Charts and diagrams as code:
........
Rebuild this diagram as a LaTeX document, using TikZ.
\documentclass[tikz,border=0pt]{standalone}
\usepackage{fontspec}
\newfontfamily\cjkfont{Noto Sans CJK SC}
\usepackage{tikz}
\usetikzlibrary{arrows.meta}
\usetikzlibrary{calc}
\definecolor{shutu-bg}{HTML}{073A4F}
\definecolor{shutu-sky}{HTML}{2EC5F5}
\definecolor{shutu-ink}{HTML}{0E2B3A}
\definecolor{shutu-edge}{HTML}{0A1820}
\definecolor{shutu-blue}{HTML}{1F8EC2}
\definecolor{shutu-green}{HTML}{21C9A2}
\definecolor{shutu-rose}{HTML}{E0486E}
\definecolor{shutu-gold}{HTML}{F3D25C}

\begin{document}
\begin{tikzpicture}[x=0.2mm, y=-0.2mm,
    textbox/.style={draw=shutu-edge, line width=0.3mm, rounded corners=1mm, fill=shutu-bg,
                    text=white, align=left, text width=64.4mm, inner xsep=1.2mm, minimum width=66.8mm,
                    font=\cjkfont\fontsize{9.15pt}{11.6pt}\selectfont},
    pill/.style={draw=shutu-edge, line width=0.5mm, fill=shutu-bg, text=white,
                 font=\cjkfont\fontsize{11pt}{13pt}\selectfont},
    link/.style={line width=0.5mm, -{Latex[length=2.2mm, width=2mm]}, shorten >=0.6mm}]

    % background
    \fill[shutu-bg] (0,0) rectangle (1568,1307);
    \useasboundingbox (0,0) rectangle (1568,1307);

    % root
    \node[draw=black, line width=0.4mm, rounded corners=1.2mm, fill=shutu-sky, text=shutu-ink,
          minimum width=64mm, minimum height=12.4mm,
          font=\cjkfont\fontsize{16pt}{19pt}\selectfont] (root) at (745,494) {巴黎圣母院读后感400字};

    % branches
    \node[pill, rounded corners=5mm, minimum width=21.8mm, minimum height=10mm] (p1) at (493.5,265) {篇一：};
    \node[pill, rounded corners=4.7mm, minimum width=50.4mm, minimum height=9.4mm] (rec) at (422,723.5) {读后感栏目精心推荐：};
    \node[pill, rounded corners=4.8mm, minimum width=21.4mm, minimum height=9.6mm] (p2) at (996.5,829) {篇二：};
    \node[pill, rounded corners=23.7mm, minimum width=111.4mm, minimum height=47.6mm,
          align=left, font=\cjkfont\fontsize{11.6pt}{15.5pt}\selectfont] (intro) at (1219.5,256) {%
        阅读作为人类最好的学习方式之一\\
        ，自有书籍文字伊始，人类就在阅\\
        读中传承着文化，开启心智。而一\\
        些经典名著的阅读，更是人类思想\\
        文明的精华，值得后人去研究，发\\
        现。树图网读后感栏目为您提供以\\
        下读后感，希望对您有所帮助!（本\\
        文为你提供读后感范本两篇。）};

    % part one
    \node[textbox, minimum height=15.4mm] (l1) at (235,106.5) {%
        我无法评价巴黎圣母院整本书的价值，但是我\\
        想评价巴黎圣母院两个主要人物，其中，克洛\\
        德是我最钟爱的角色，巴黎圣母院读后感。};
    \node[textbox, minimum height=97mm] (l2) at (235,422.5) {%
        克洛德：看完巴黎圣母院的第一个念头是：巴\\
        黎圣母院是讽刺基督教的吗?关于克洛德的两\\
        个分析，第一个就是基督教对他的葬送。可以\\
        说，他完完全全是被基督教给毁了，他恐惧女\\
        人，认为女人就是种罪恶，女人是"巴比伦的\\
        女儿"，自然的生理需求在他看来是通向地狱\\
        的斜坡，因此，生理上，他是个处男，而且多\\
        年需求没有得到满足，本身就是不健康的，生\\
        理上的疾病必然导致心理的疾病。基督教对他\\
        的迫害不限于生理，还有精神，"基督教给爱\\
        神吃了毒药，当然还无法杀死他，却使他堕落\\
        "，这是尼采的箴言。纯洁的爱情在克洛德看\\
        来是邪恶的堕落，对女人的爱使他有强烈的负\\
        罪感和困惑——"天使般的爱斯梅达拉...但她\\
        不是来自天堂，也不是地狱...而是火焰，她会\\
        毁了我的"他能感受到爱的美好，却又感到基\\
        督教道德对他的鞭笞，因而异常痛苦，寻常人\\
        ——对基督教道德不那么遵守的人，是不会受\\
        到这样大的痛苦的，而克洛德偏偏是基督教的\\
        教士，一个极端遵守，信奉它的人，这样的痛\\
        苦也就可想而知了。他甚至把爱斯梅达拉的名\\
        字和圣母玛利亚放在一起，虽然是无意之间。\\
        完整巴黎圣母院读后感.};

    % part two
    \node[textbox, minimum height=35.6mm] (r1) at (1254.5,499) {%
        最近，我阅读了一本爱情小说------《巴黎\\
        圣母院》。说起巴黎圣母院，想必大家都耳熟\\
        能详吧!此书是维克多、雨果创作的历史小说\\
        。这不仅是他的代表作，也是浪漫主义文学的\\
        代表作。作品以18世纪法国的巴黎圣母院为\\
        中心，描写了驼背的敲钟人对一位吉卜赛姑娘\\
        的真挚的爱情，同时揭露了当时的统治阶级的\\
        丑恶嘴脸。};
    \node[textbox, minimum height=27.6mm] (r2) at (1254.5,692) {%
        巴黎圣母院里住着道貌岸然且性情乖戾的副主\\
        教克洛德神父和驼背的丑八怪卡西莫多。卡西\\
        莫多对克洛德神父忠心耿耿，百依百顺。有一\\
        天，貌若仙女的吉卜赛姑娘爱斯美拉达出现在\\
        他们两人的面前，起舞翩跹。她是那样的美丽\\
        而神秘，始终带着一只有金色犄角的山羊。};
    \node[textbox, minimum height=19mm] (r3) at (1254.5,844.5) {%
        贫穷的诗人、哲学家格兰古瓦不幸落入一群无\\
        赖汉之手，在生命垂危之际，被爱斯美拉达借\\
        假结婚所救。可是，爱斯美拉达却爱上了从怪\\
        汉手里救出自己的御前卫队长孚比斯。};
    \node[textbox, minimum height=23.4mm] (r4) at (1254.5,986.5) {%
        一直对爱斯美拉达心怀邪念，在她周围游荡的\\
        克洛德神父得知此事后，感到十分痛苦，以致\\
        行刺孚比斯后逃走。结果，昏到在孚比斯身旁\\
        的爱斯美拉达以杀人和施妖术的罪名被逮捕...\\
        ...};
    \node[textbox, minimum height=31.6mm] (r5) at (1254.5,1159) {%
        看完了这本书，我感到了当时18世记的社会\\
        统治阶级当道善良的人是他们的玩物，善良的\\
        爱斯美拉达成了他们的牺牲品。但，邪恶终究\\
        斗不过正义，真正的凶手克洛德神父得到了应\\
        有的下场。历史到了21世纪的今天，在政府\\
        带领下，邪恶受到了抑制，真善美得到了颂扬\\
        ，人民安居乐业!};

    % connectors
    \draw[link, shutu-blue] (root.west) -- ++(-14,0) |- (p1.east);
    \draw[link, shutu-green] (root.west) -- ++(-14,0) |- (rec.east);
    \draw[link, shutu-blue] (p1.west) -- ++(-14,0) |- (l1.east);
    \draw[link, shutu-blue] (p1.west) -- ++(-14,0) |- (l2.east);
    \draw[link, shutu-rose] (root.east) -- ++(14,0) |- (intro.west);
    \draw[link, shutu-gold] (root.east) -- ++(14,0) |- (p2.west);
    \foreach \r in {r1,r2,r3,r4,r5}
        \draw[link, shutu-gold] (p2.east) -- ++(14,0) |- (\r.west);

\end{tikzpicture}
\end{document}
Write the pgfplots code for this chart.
........
Your instructions: Everything from the first line of the records above to the line containing "(root) at (745,494)", inclusive, should be repeated exactly; leave out the rest.

Result below:
Rebuild this diagram as a LaTeX document, using TikZ.
\documentclass[tikz,border=0pt]{standalone}
\usepackage{fontspec}
\newfontfamily\cjkfont{Noto Sans CJK SC}
\usepackage{tikz}
\usetikzlibrary{arrows.meta}
\usetikzlibrary{calc}
\definecolor{shutu-bg}{HTML}{073A4F}
\definecolor{shutu-sky}{HTML}{2EC5F5}
\definecolor{shutu-ink}{HTML}{0E2B3A}
\definecolor{shutu-edge}{HTML}{0A1820}
\definecolor{shutu-blue}{HTML}{1F8EC2}
\definecolor{shutu-green}{HTML}{21C9A2}
\definecolor{shutu-rose}{HTML}{E0486E}
\definecolor{shutu-gold}{HTML}{F3D25C}

\begin{document}
\begin{tikzpicture}[x=0.2mm, y=-0.2mm,
    textbox/.style={draw=shutu-edge, line width=0.3mm, rounded corners=1mm, fill=shutu-bg,
                    text=white, align=left, text width=64.4mm, inner xsep=1.2mm, minimum width=66.8mm,
                    font=\cjkfont\fontsize{9.15pt}{11.6pt}\selectfont},
    pill/.style={draw=shutu-edge, line width=0.5mm, fill=shutu-bg, text=white,
                 font=\cjkfont\fontsize{11pt}{13pt}\selectfont},
    link/.style={line width=0.5mm, -{Latex[length=2.2mm, width=2mm]}, shorten >=0.6mm}]

    % background
    \fill[shutu-bg] (0,0) rectangle (1568,1307);
    \useasboundingbox (0,0) rectangle (1568,1307);

    % root
    \node[draw=black, line width=0.4mm, rounded corners=1.2mm, fill=shutu-sky, text=shutu-ink,
          minimum width=64mm, minimum height=12.4mm,
          font=\cjkfont\fontsize{16pt}{19pt}\selectfont] (root) at (745,494) {巴黎圣母院读后感400字};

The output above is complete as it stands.